* Supplied data *
▼

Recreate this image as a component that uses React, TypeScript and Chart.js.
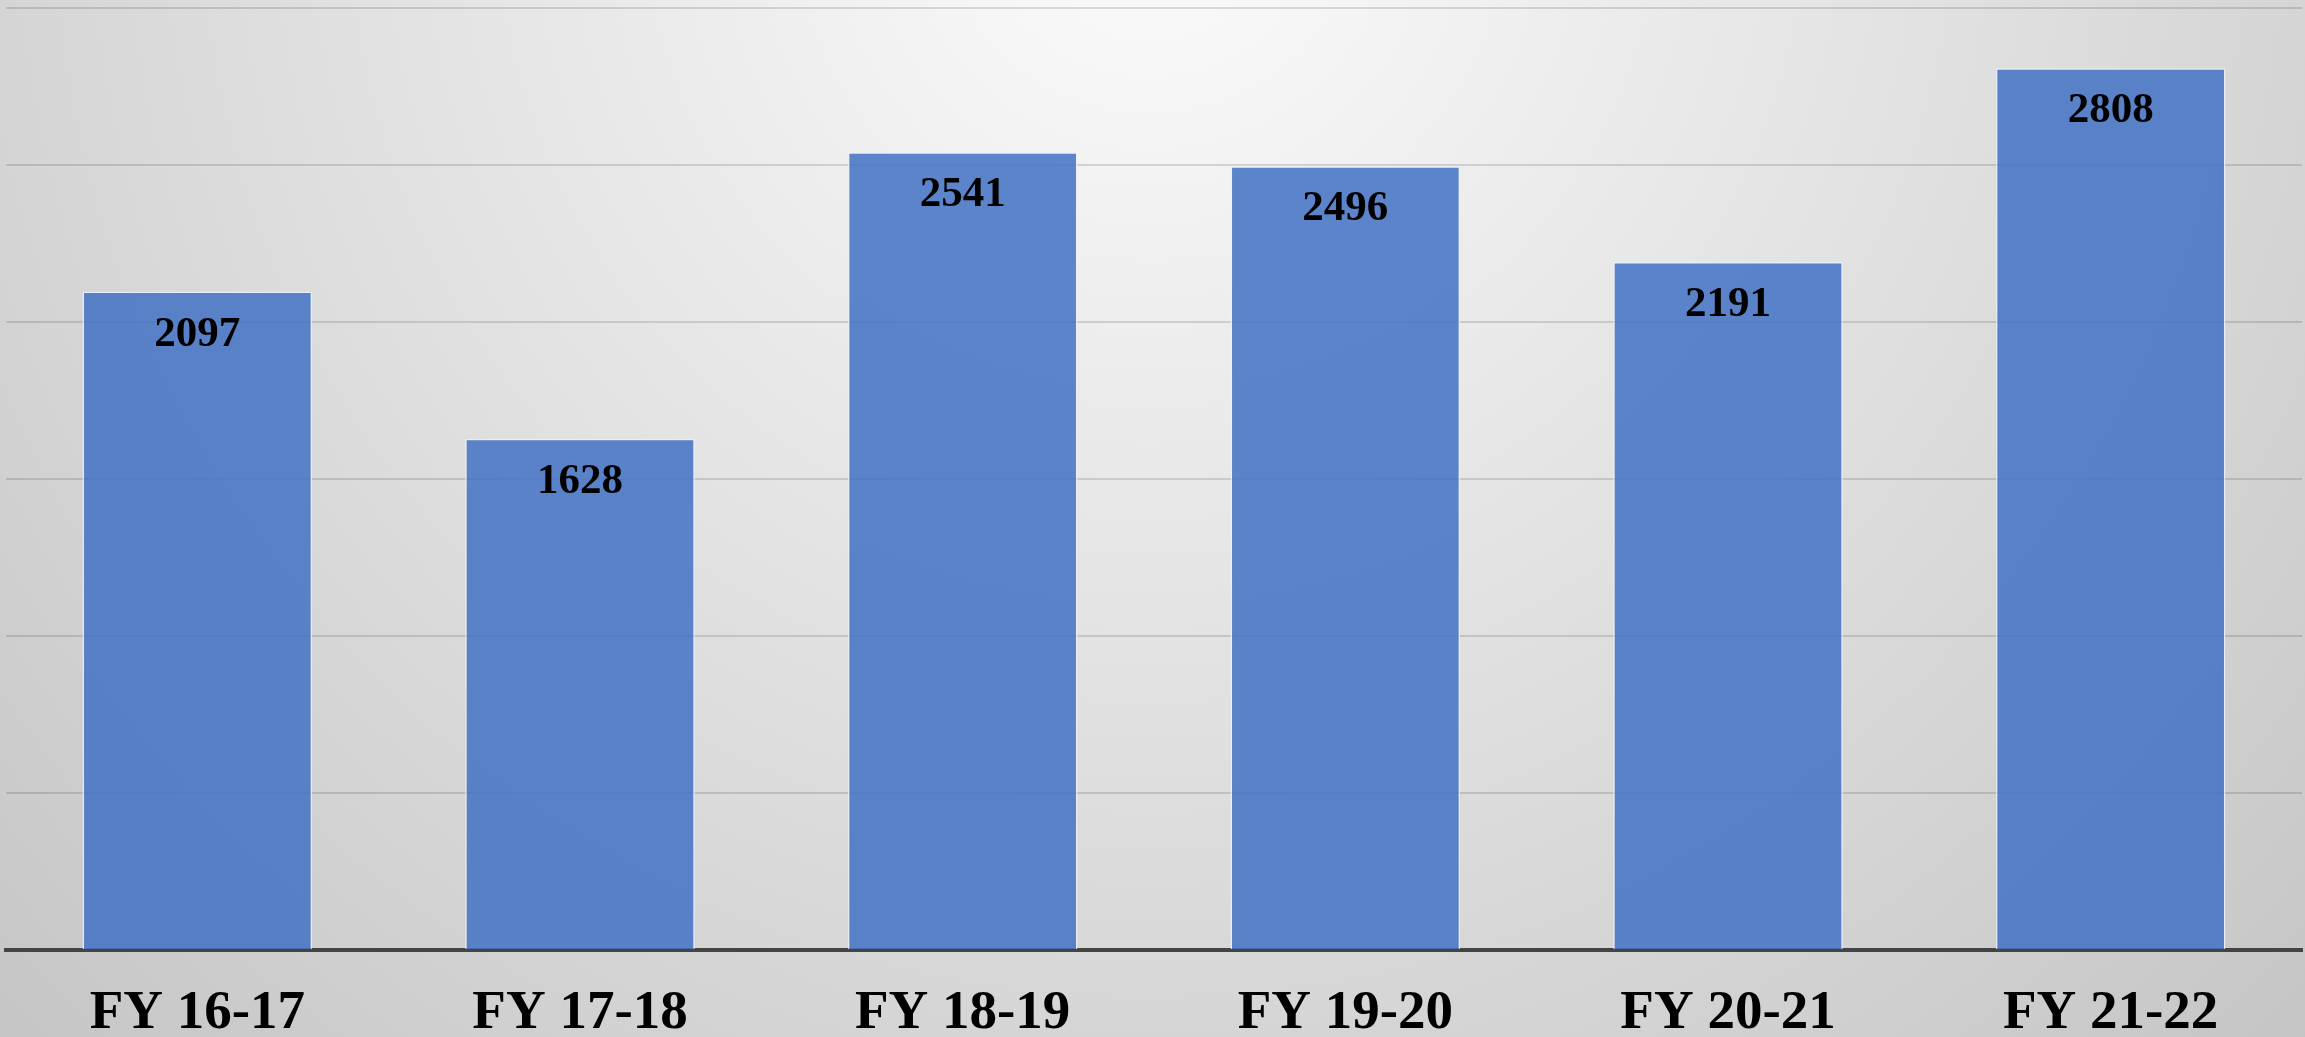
import React, { useEffect, useRef } from "react";
import { Chart, registerables } from "chart.js";

Chart.register(...registerables);

const categories = ["FY 16-17", "FY 17-18", "FY 18-19", "FY 19-20", "FY 20-21", "FY 21-22"];
const values = [2097, 1628, 2541, 2496, 2191, 2808];
const yMin = 0;
const yMax = 3000;
const yStep = 500;

const W = 2305;
const H = 1037;

const backgroundPlugin = {
  id: "bgGradient",
  beforeDraw(chart: any) {
    const ctx = chart.ctx as CanvasRenderingContext2D;
    const g = ctx.createRadialGradient(1150, -100, 0, 1150, -100, 1700);
    g.addColorStop(0, "#fcfcfc");
    g.addColorStop(0.676, "#d5d5d5");
    g.addColorStop(0.94, "#c6c6c6");
    g.addColorStop(1, "#c4c4c4");
    ctx.save();
    ctx.fillStyle = g;
    ctx.fillRect(0, 0, chart.width, chart.height);
    ctx.restore();
  },
};

const valueLabelPlugin = {
  id: "valueLabels",
  afterDatasetsDraw(chart: any) {
    const ctx = chart.ctx as CanvasRenderingContext2D;
    const meta = chart.getDatasetMeta(0);
    const data = chart.data.datasets[0].data as number[];
    ctx.save();
    ctx.font = "bold 43px 'Liberation Serif', 'Times New Roman', serif";
    ctx.fillStyle = "#000000";
    ctx.textAlign = "center";
    ctx.textBaseline = "alphabetic";
    meta.data.forEach((bar: any, i: number) => {
      ctx.fillText(String(data[i]), bar.x, bar.y + 54);
    });
    ctx.restore();
  },
};

export default function App() {
  const canvasRef = useRef<HTMLCanvasElement | null>(null);

  useEffect(() => {
    if (!canvasRef.current) return;
    const chart = new Chart(canvasRef.current, {
      type: "bar",
      data: {
        labels: categories,
        datasets: [
          {
            data: values,
            backgroundColor: "rgba(68,114,196,0.86)",
            borderColor: "rgba(235,240,250,0.85)",
            borderWidth: 1.5,
            categoryPercentage: 1,
            barPercentage: 0.6,
          },
        ],
      },
      options: {
        responsive: false,
        animation: false,
        devicePixelRatio: 1,
        layout: { padding: { left: 6, top: 8, right: 3, bottom: 0 } },
        plugins: {
          legend: { display: false },
          tooltip: { enabled: false },
          title: { display: false },
        },
        scales: {
          x: {
            grid: { display: false, drawTicks: false },
            border: { display: true, color: "#444444", width: 4 },
            ticks: {
              color: "#000000",
              padding: 40,
              font: {
                family: "'Liberation Serif', 'Times New Roman', serif",
                size: 55,
                weight: "bold",
                lineHeight: 0.857,
              },
            },
            afterFit(scale: any) {
              scale.height = 87;
            },
          },
          y: {
            min: yMin,
            max: yMax,
            ticks: { display: false, stepSize: yStep },
            border: { display: false },
            grid: { color: "rgba(0,0,0,0.13)", lineWidth: 2, drawTicks: false },
          },
        },
      },
      plugins: [backgroundPlugin, valueLabelPlugin],
    });
    return () => chart.destroy();
  }, []);

  return (
    <div style={{ position: "fixed", left: 0, top: 0, width: W, height: H }}>
      <canvas ref={canvasRef} width={W} height={H} style={{ display: "block" }} />
    </div>
  );
}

▲

* Request *
Please transcribe the material above exactly as written. Leave the pictures out.

* Solution for this task *
Recreate this image as a component that uses React, TypeScript and Chart.js.
import React, { useEffect, useRef } from "react";
import { Chart, registerables } from "chart.js";

Chart.register(...registerables);

const categories = ["FY 16-17", "FY 17-18", "FY 18-19", "FY 19-20", "FY 20-21", "FY 21-22"];
const values = [2097, 1628, 2541, 2496, 2191, 2808];
const yMin = 0;
const yMax = 3000;
const yStep = 500;

const W = 2305;
const H = 1037;

const backgroundPlugin = {
  id: "bgGradient",
  beforeDraw(chart: any) {
    const ctx = chart.ctx as CanvasRenderingContext2D;
    const g = ctx.createRadialGradient(1150, -100, 0, 1150, -100, 1700);
    g.addColorStop(0, "#fcfcfc");
    g.addColorStop(0.676, "#d5d5d5");
    g.addColorStop(0.94, "#c6c6c6");
    g.addColorStop(1, "#c4c4c4");
    ctx.save();
    ctx.fillStyle = g;
    ctx.fillRect(0, 0, chart.width, chart.height);
    ctx.restore();
  },
};

const valueLabelPlugin = {
  id: "valueLabels",
  afterDatasetsDraw(chart: any) {
    const ctx = chart.ctx as CanvasRenderingContext2D;
    const meta = chart.getDatasetMeta(0);
    const data = chart.data.datasets[0].data as number[];
    ctx.save();
    ctx.font = "bold 43px 'Liberation Serif', 'Times New Roman', serif";
    ctx.fillStyle = "#000000";
    ctx.textAlign = "center";
    ctx.textBaseline = "alphabetic";
    meta.data.forEach((bar: any, i: number) => {
      ctx.fillText(String(data[i]), bar.x, bar.y + 54);
    });
    ctx.restore();
  },
};

export default function App() {
  const canvasRef = useRef<HTMLCanvasElement | null>(null);

  useEffect(() => {
    if (!canvasRef.current) return;
    const chart = new Chart(canvasRef.current, {
      type: "bar",
      data: {
        labels: categories,
        datasets: [
          {
            data: values,
            backgroundColor: "rgba(68,114,196,0.86)",
            borderColor: "rgba(235,240,250,0.85)",
            borderWidth: 1.5,
            categoryPercentage: 1,
            barPercentage: 0.6,
          },
        ],
      },
      options: {
        responsive: false,
        animation: false,
        devicePixelRatio: 1,
        layout: { padding: { left: 6, top: 8, right: 3, bottom: 0 } },
        plugins: {
          legend: { display: false },
          tooltip: { enabled: false },
          title: { display: false },
        },
        scales: {
          x: {
            grid: { display: false, drawTicks: false },
            border: { display: true, color: "#444444", width: 4 },
            ticks: {
              color: "#000000",
              padding: 40,
              font: {
                family: "'Liberation Serif', 'Times New Roman', serif",
                size: 55,
                weight: "bold",
                lineHeight: 0.857,
              },
            },
            afterFit(scale: any) {
              scale.height = 87;
            },
          },
          y: {
            min: yMin,
            max: yMax,
            ticks: { display: false, stepSize: yStep },
            border: { display: false },
            grid: { color: "rgba(0,0,0,0.13)", lineWidth: 2, drawTicks: false },
          },
        },
      },
      plugins: [backgroundPlugin, valueLabelPlugin],
    });
    return () => chart.destroy();
  }, []);

  return (
    <div style={{ position: "fixed", left: 0, top: 0, width: W, height: H }}>
      <canvas ref={canvasRef} width={W} height={H} style={{ display: "block" }} />
    </div>
  );
}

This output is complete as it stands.